_AIM:_
Take the material below and retype it in full; pictures are left out.

↓↓↓

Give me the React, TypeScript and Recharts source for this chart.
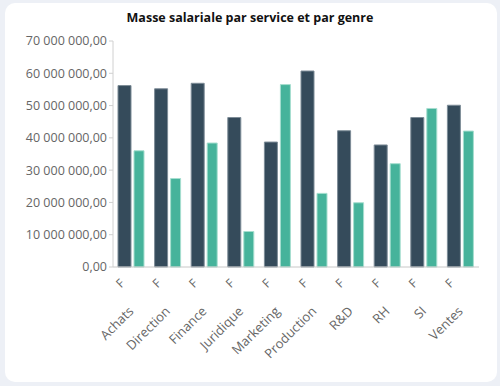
import { BarChart, Bar, XAxis, YAxis } from "recharts";

const services = [
  "Achats",
  "Direction",
  "Finance",
  "Juridique",
  "Marketing",
  "Production",
  "R&D",
  "RH",
  "SI",
  "Ventes",
];
const masseF = [56.2, 55.2, 56.9, 46.3, 38.7, 60.7, 42.2, 37.8, 46.3, 50.1];
const masseH = [36.0, 27.4, 38.4, 11.0, 56.5, 22.8, 19.9, 32.0, 49.1, 42.1];
const genreLabel = "F";
const yTicks = [0, 10, 20, 30, 40, 50, 60, 70];

const data = services.map((name, i) => ({
  name,
  f: masseF[i] * 1000000,
  h: masseH[i] * 1000000,
}));

const font = "'Open Sans', sans-serif";

// 70000000 -> "70 000 000,00"
const formatFr = (v: number) => {
  const [ent, dec] = v.toFixed(2).split(".");
  return ent.replace(/\B(?=(\d{3})+(?!\d))/g, " ") + "," + dec;
};

const ServiceTick = (props: any) => {
  const { x, payload } = props;
  const fx = x - 6;
  const cx = x + 3;
  return (
    <g>
      <g transform={`translate(${fx}, 284) rotate(-45)`}>
        <text textAnchor="end" fontSize={12} fill="#666" fontFamily={font}>
          {genreLabel}
        </text>
      </g>
      <g transform={`translate(${cx}, 312) rotate(-45)`}>
        <text textAnchor="end" fontSize={13} fill="#666" fontFamily={font}>
          {payload.value}
        </text>
      </g>
    </g>
  );
};

export default function App() {
  return (
    <div
      style={{
        position: "absolute",
        left: 0,
        top: 0,
        width: 500,
        height: 386,
        background: "#edf0f6",
        overflow: "hidden",
      }}
    >
      <div
        style={{
          position: "absolute",
          left: 5,
          top: 3,
          width: 492,
          height: 379,
          background: "#fff",
          borderRadius: 10,
        }}
      />
      <div
        style={{
          position: "absolute",
          left: 0,
          top: 9,
          width: 500,
          textAlign: "center",
          fontFamily: font,
          fontWeight: 700,
          fontSize: 12.5,
          color: "#111",
        }}
      >
        Masse salariale par service et par genre
      </div>
      <div style={{ position: "absolute", left: 0, top: 0 }}>
        <BarChart
          width={500}
          height={386}
          data={data}
          margin={{ top: 41, right: 21, bottom: 0, left: 0 }}
          barGap={3}
        >
          <XAxis
            dataKey="name"
            height={119}
            interval={0}
            tickLine={false}
            axisLine={{ stroke: "#c8c8c8" }}
            tick={<ServiceTick />}
          />
          <YAxis
            width={113}
            domain={[0, 70000000]}
            ticks={yTicks.map((t) => t * 1000000)}
            tickFormatter={formatFr}
            tickSize={4}
            tickLine={{ stroke: "#d0d0d0" }}
            axisLine={{ stroke: "#d0d0d0" }}
            tick={{ fontSize: 12.5, fill: "#666", fontFamily: font }}
          />
          <Bar
            dataKey="f"
            fill="#354b5b"
            stroke="#7d8c97"
            strokeWidth={1}
            barSize={13}
            isAnimationActive={false}
          />
          <Bar
            dataKey="h"
            fill="#46b39b"
            stroke="#a6decf"
            strokeWidth={1}
            barSize={10}
            isAnimationActive={false}
          />
        </BarChart>
      </div>
    </div>
  );
}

↑↑↑

_CORRECT RESULT:_
Give me the React, TypeScript and Recharts source for this chart.
import { BarChart, Bar, XAxis, YAxis } from "recharts";

const services = [
  "Achats",
  "Direction",
  "Finance",
  "Juridique",
  "Marketing",
  "Production",
  "R&D",
  "RH",
  "SI",
  "Ventes",
];
const masseF = [56.2, 55.2, 56.9, 46.3, 38.7, 60.7, 42.2, 37.8, 46.3, 50.1];
const masseH = [36.0, 27.4, 38.4, 11.0, 56.5, 22.8, 19.9, 32.0, 49.1, 42.1];
const genreLabel = "F";
const yTicks = [0, 10, 20, 30, 40, 50, 60, 70];

const data = services.map((name, i) => ({
  name,
  f: masseF[i] * 1000000,
  h: masseH[i] * 1000000,
}));

const font = "'Open Sans', sans-serif";

// 70000000 -> "70 000 000,00"
const formatFr = (v: number) => {
  const [ent, dec] = v.toFixed(2).split(".");
  return ent.replace(/\B(?=(\d{3})+(?!\d))/g, " ") + "," + dec;
};

const ServiceTick = (props: any) => {
  const { x, payload } = props;
  const fx = x - 6;
  const cx = x + 3;
  return (
    <g>
      <g transform={`translate(${fx}, 284) rotate(-45)`}>
        <text textAnchor="end" fontSize={12} fill="#666" fontFamily={font}>
          {genreLabel}
        </text>
      </g>
      <g transform={`translate(${cx}, 312) rotate(-45)`}>
        <text textAnchor="end" fontSize={13} fill="#666" fontFamily={font}>
          {payload.value}
        </text>
      </g>
    </g>
  );
};

export default function App() {
  return (
    <div
      style={{
        position: "absolute",
        left: 0,
        top: 0,
        width: 500,
        height: 386,
        background: "#edf0f6",
        overflow: "hidden",
      }}
    >
      <div
        style={{
          position: "absolute",
          left: 5,
          top: 3,
          width: 492,
          height: 379,
          background: "#fff",
          borderRadius: 10,
        }}
      />
      <div
        style={{
          position: "absolute",
          left: 0,
          top: 9,
          width: 500,
          textAlign: "center",
          fontFamily: font,
          fontWeight: 700,
          fontSize: 12.5,
          color: "#111",
        }}
      >
        Masse salariale par service et par genre
      </div>
      <div style={{ position: "absolute", left: 0, top: 0 }}>
        <BarChart
          width={500}
          height={386}
          data={data}
          margin={{ top: 41, right: 21, bottom: 0, left: 0 }}
          barGap={3}
        >
          <XAxis
            dataKey="name"
            height={119}
            interval={0}
            tickLine={false}
            axisLine={{ stroke: "#c8c8c8" }}
            tick={<ServiceTick />}
          />
          <YAxis
            width={113}
            domain={[0, 70000000]}
            ticks={yTicks.map((t) => t * 1000000)}
            tickFormatter={formatFr}
            tickSize={4}
            tickLine={{ stroke: "#d0d0d0" }}
            axisLine={{ stroke: "#d0d0d0" }}
            tick={{ fontSize: 12.5, fill: "#666", fontFamily: font }}
          />
          <Bar
            dataKey="f"
            fill="#354b5b"
            stroke="#7d8c97"
            strokeWidth={1}
            barSize={13}
            isAnimationActive={false}
          />
          <Bar
            dataKey="h"
            fill="#46b39b"
            stroke="#a6decf"
            strokeWidth={1}
            barSize={10}
            isAnimationActive={false}
          />
        </BarChart>
      </div>
    </div>
  );
}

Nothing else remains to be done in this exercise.